Despite these limitations, the VGCL has been active in attempting to help workers, and the Confederation’s activities are illustrative of the organisation’s potential and limitations in general. First and foremost, the VGCL has been trying to keep workers in their jobs, through social dialogue and collective bargaining with enterprises. It has sought to minimise layoffs, even if it means making agreements to increase unpaid leave or reduce the number of shifts. Where this fails, and enterprises do terminate workers, enterprise-level trade unions and local labour federations have been trying to ensure that laid-off workers are given the compensation they are owed according to the law and any enterprise-level collective bargaining agreements. They have also been helping workers look for new jobs.
The VGCL has substantial financial resources, and has also been providing material support to its members. Its president, Nguyen Dinh Khang, has instructed the Confederation to “not let any worker not have Tết”. This has largely been carried out through the provincial-level labour federations. In Binh Duong, for example — an industrial province bordering Ho Chi Minh City in the south of the country — the labour federation has been providing tickets home for migrant workers, as well as modest financial contributions to assist workers to buy gifts for family and other essentials. These initiatives mirror the annual activities of the provincial labour federations, although this year, with more workers needing support, more money will be put into them.
… the employment crisis cannot be solved within national boundaries, no matter how hard the union may fight. Fundamentally, it requires a restructuring of global supply chains, or a radical shift in the relationship between global brands, direct manufacturers, and workers.
The VGCL has also been petitioning the government for national measures and policies, both immediately and over the longer term. This is where being a state-led union can actually turn into a strength. Granted, the VGCL is not always successful if it pushes for pro-labour measures at the national level. But given that it is part of the state structure, it can make its views heard and have some influence in the system. Unions elsewhere in Southeast Asia, in contrast, often find it difficult to even be heard by their governments. The VGCL’s relative weight was validated recently, when Prime Minister Pham Minh Chinh released a circular on 16 December, urging MOLISA, the Vietnam Chamber of Commerce and Industry (VCCI), and the VGCL to do more to stabilise the labour market and protect jobs and incomes.

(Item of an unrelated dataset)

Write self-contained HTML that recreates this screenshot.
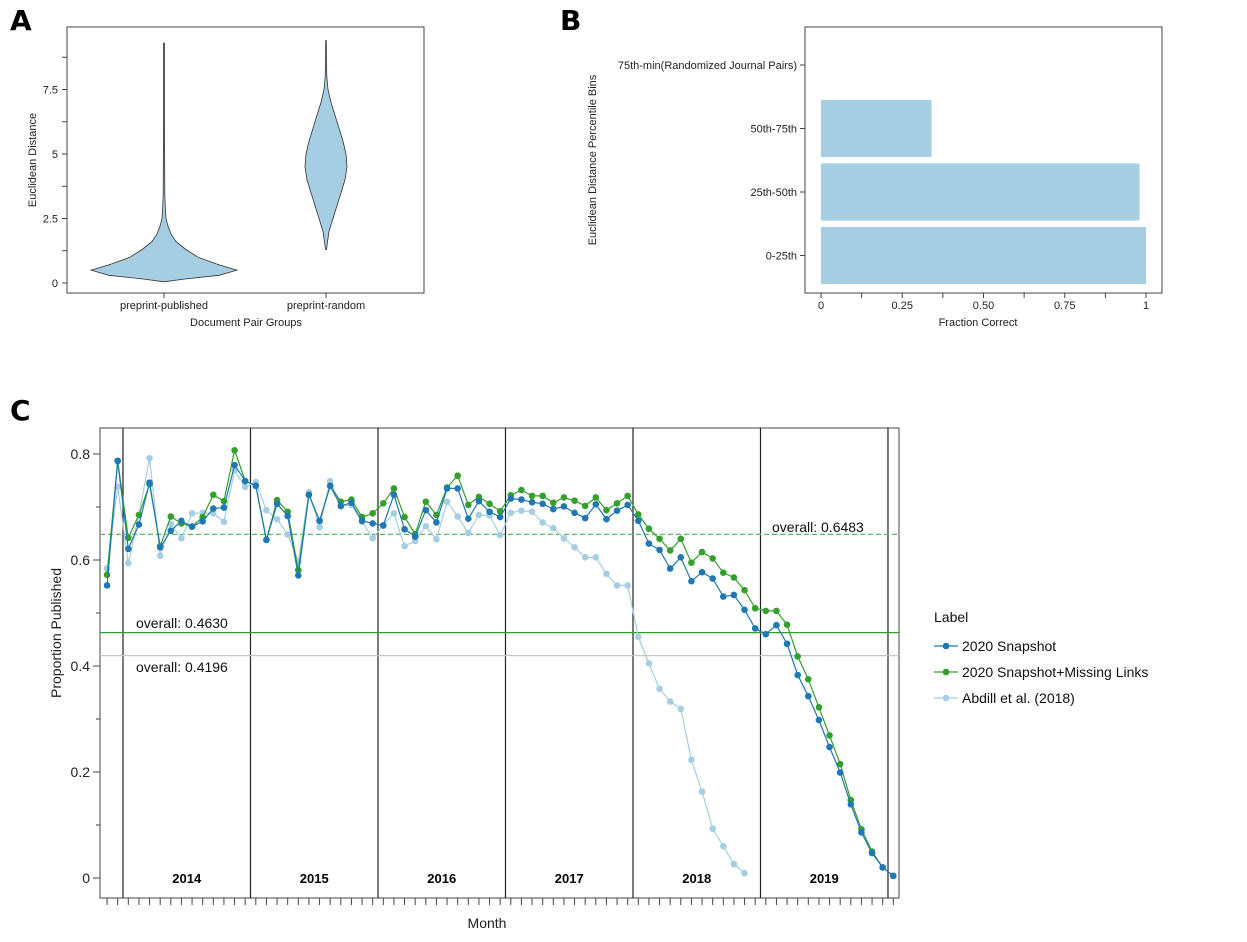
<!DOCTYPE html>
<html><head><meta charset="utf-8"><style>
body{margin:0;background:#fff;}
svg{display:block;font-family:"Liberation Sans",sans-serif;}
</style></head><body>
<svg id="fig" width="1247" height="942" viewBox="0 0 1247 942">
<text x="10" y="30" font-size="28" font-weight="bold" font-family="DejaVu Sans,sans-serif">A</text>
<text x="560" y="30" font-size="28" font-weight="bold" font-family="DejaVu Sans,sans-serif">B</text>
<text x="10" y="420" font-size="28" font-weight="bold" font-family="DejaVu Sans,sans-serif">C</text>
<g id="pa"></g>
<g id="pb"></g>
<g id="pc"></g>
</svg>
<script>
// Panel A data
const violinGroups=["preprint-published","preprint-random"];
const violin1Vals=[0.05,0.15,0.3,0.5,0.7,1.0,1.3,1.6,1.9,2.2,2.5,3.0,3.5,5,7,9.3];
const violin1Hw=[1,20,55,73,55,34,22,12,7,4,2,1.2,0.8,0.6,0.5,0.4];
const violin2Vals=[1.3,1.6,2.0,2.5,3.0,3.5,4.0,4.5,5.0,5.5,6.0,6.5,7.0,7.5,8.0,8.5,9.4];
const violin2Hw=[0.5,1.5,3,7,11,15,19,21,20,17,13,9,5,2,0.8,0.5,0.3];
const aTicks=[0,2.5,5,7.5];
const aTickLabels=["0","2.5","5","7.5"];
// Panel B data
const bCats=["0-25th","25th-50th","50th-75th","75th-min(Randomized Journal Pairs)"];
const bVals=[1.0,0.98,0.34,0];
const bTicks=[0,0.25,0.5,0.75,1];
const bTickLabels=["0","0.25","0.50","0.75","1"];
// Panel C data (month index: 0 = Jan 2014)
const monthStart=-2;
const snapshot=[0.552,0.787,0.621,0.667,0.746,0.624,0.655,0.674,0.663,0.673,0.697,0.699,0.779,0.749,0.740,0.638,0.706,0.683,0.571,0.723,0.674,0.740,0.702,0.708,0.674,0.669,0.665,0.723,0.658,0.644,0.694,0.671,0.735,0.735,0.678,0.711,0.691,0.681,0.716,0.714,0.709,0.706,0.696,0.701,0.689,0.679,0.705,0.677,0.693,0.704,0.674,0.631,0.619,0.584,0.605,0.560,0.577,0.565,0.531,0.534,0.506,0.471,0.460,0.477,0.442,0.383,0.343,0.298,0.247,0.199,0.139,0.086,0.047,0.020,0.004];
const missing=[0.572,0.787,0.642,0.685,0.743,0.626,0.682,0.669,0.663,0.681,0.723,0.711,0.807,0.749,0.740,0.638,0.713,0.691,0.581,0.723,0.674,0.740,0.710,0.714,0.681,0.688,0.707,0.735,0.681,0.649,0.710,0.685,0.737,0.759,0.704,0.719,0.706,0.692,0.722,0.732,0.721,0.721,0.708,0.718,0.712,0.702,0.718,0.694,0.707,0.721,0.686,0.659,0.640,0.618,0.640,0.595,0.615,0.603,0.576,0.567,0.543,0.509,0.504,0.504,0.478,0.418,0.375,0.322,0.269,0.215,0.147,0.092,0.050,0.020,0.004];
const abdill=[0.584,0.738,0.594,0.685,0.792,0.608,0.668,0.641,0.688,0.689,0.688,0.672,0.769,0.738,0.747,0.694,0.677,0.648,0.597,0.728,0.662,0.749,0.701,0.704,0.672,0.641,0.666,0.688,0.626,0.636,0.664,0.639,0.710,0.682,0.651,0.685,0.684,0.647,0.689,0.693,0.691,0.671,0.660,0.641,0.624,0.605,0.605,0.574,0.552,0.552,0.455,0.405,0.357,0.333,0.319,0.223,0.163,0.093,0.060,0.026,0.009];
const overallVals=[0.6483,0.4630,0.4196];
const overallLabels=["overall: 0.6483","overall: 0.4630","overall: 0.4196"];
const years=["2014","2015","2016","2017","2018","2019"];
const cTicks=[0,0.2,0.4,0.6,0.8];
const cTickLabels=["0","0.2","0.4","0.6","0.8"];
const seriesNames=["2020 Snapshot","2020 Snapshot+Missing Links","Abdill et al. (2018)"];

const NS="http://www.w3.org/2000/svg";
function mk(parent,tag,attrs,text){const e=document.createElementNS(NS,tag);for(const k in attrs)e.setAttribute(k,attrs[k]);if(text!==undefined)e.textContent=text;parent.appendChild(e);return e;}

// ---------- Panel A ----------
const pa=document.getElementById('pa');
const ay=v=>283-v*25.8;
const ax=i=>164+i*162;
let fr=mk(pa,'rect',{x:67,y:27,width:357,height:266,fill:'none',stroke:'#444','stroke-width':1});

[[violin1Vals,violin1Hw],[violin2Vals,violin2Hw]].forEach((d,gi)=>{
  const [vals,hw]=d;let pts=[];
  for(let j=0;j<vals.length;j++)pts.push((ax(gi)+hw[j]).toFixed(1)+','+ay(vals[j]).toFixed(1));
  for(let j=vals.length-1;j>=0;j--)pts.push((ax(gi)-hw[j]).toFixed(1)+','+ay(vals[j]).toFixed(1));
  const p=mk(pa,'polygon',{points:pts.join(' '),fill:'#a6cee3',stroke:'#333','stroke-width':0.8});
  
  mk(pa,'line',{x1:ax(gi),x2:ax(gi),y1:293,y2:298,stroke:'#444'});
  const t=mk(pa,'text',{x:ax(gi),y:309,'font-size':11,'text-anchor':'middle',fill:'#222'},violinGroups[gi]);
  
});
for(let v=0;v<=9;v+=1.25){mk(pa,'line',{x1:62,x2:67,y1:ay(v),y2:ay(v),stroke:'#444'});}
aTicks.forEach((v,i)=>{const t=mk(pa,'text',{x:58,y:ay(v)+4,'font-size':11,'text-anchor':'end',fill:'#222'},aTickLabels[i]);});
let t=mk(pa,'text',{x:246,y:326,'font-size':11,'text-anchor':'middle',fill:'#222'},'Document Pair Groups');
t=mk(pa,'text',{x:0,y:0,'font-size':11,'text-anchor':'middle',fill:'#222',transform:'translate(36,160) rotate(-90)'},'Euclidean Distance');

// ---------- Panel B ----------
const pb=document.getElementById('pb');
const bx=v=>821+v*325;
const by=i=>255.5-i*63.5;
fr=mk(pb,'rect',{x:805,y:27,width:357,height:266,fill:'none',stroke:'#444','stroke-width':1});

bCats.forEach((c,i)=>{
  const r=mk(pb,'rect',{x:bx(0),y:by(i)-28.5,width:Math.max(0,bx(bVals[i])-bx(0)),height:57,fill:'#a6cee3'});
  
  mk(pb,'line',{x1:800,x2:805,y1:by(i),y2:by(i),stroke:'#444'});
  const l=mk(pb,'text',{x:797,y:by(i)+4,'font-size':11,'text-anchor':'end',fill:'#222'},c);
  
});
for(let v=0;v<=1.001;v+=0.125){mk(pb,'line',{x1:bx(v),x2:bx(v),y1:293,y2:298,stroke:'#444'});}
bTicks.forEach((v,i)=>{const l=mk(pb,'text',{x:bx(v),y:309,'font-size':11,'text-anchor':'middle',fill:'#222'},bTickLabels[i]);});
t=mk(pb,'text',{x:978,y:326,'font-size':11,'text-anchor':'middle',fill:'#222'},'Fraction Correct');
t=mk(pb,'text',{x:0,y:0,'font-size':11,'text-anchor':'middle',fill:'#222',transform:'translate(596,160) rotate(-90)'},'Euclidean Distance Percentile Bins');

// ---------- Panel C ----------
const pc=document.getElementById('pc');
const cx=i=>128.3+i*10.625;
const cy=v=>878-v*530;
fr=mk(pc,'rect',{x:100,y:428,width:799,height:470,fill:'none',stroke:'#444','stroke-width':1});

for(let y=0;y<=6;y++){
  const xb=cx(y*12-0.5);
  const ln=mk(pc,'line',{x1:xb,x2:xb,y1:428,y2:898,stroke:'#222','stroke-width':1.2});
  
  if(y<6){const yl=mk(pc,'text',{x:cx(y*12+5.5),y:883,'font-size':13,'font-weight':'bold','text-anchor':'middle',fill:'#000'},years[y]);}
}
overallVals.forEach((v,i)=>{
  const l=mk(pc,'line',{x1:100,x2:899,y1:cy(v),y2:cy(v),stroke:i==0?'#5cb85c':(i==1?'#2ca02c':'#c6c6c6'),'stroke-width':1.2,'stroke-dasharray':i==0?'5,3':''});
  
});
t=mk(pc,'text',{x:772,y:532,'font-size':14,fill:'#111'},overallLabels[0]);
t=mk(pc,'text',{x:136,y:628,'font-size':14,fill:'#111'},overallLabels[1]);
t=mk(pc,'text',{x:136,y:672,'font-size':14,fill:'#111'},overallLabels[2]);
const sColors=['#1f78b4','#33a02c','#a6cee3'];
[abdill,missing,snapshot].forEach((arr,k)=>{
  const si=[2,1,0][k];const col=sColors[si];
  const g=mk(pc,'g',{});
  
  
  mk(g,'polyline',{points:arr.map((v,j)=>cx(monthStart+j).toFixed(1)+','+cy(v).toFixed(1)).join(' '),fill:'none',stroke:col,'stroke-width':1.2});
  arr.forEach((v,j)=>{const c=mk(g,'circle',{cx:cx(monthStart+j),cy:cy(v),r:3.3,fill:col});});
});
for(let v=0;v<=0.85;v+=0.1){mk(pc,'line',{x1:(Math.round(v*10)%2==0)?93:96,x2:100,y1:cy(v),y2:cy(v),stroke:'#444'});}
cTicks.forEach((v,i)=>{const l=mk(pc,'text',{x:90,y:cy(v)+5,'font-size':14,'text-anchor':'end',fill:'#222'},cTickLabels[i]);});
for(let m=-2;m<=72;m++){mk(pc,'line',{x1:cx(m),x2:cx(m),y1:898,y2:905,stroke:'#444'});}
t=mk(pc,'text',{x:487,y:928,'font-size':14,'text-anchor':'middle',fill:'#222'},'Month');
t=mk(pc,'text',{x:0,y:0,'font-size':14,'text-anchor':'middle',fill:'#222',transform:'translate(61,633) rotate(-90)'},'Proportion Published');
// legend
const lg=mk(pc,'g',{});
t=mk(lg,'text',{x:934,y:622,'font-size':14,fill:'#111'},'Label');
seriesNames.forEach((n,i)=>{
  const y=646+i*26;
  const e=mk(lg,'g',{});
  mk(e,'line',{x1:934,x2:958,y1:y,y2:y,stroke:sColors[i],'stroke-width':1.2});
  mk(e,'circle',{cx:946,cy:y,r:3.3,fill:sColors[i]});
  mk(e,'text',{x:962,y:y+5,'font-size':14,fill:'#111'},n);
});
</script>
</body></html>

The VGCL’s undertakings in this crisis are reflective of its role in general. It is largely unable to organise workers in actions against employers and the state; but in times of crisis, the Confederation, embedded as it is within state structures, is able to use its resources and structural position to cushion workers from the worst impacts. This is the case with the current employment crisis, and was also the case during the Covid-19 pandemic. While by no means perfect, it does somewhat achieve this goal.
Joe Buckley was Visiting Fellow at the Vietnam Studies Programme, ISEAS – Yusof Ishak Institute.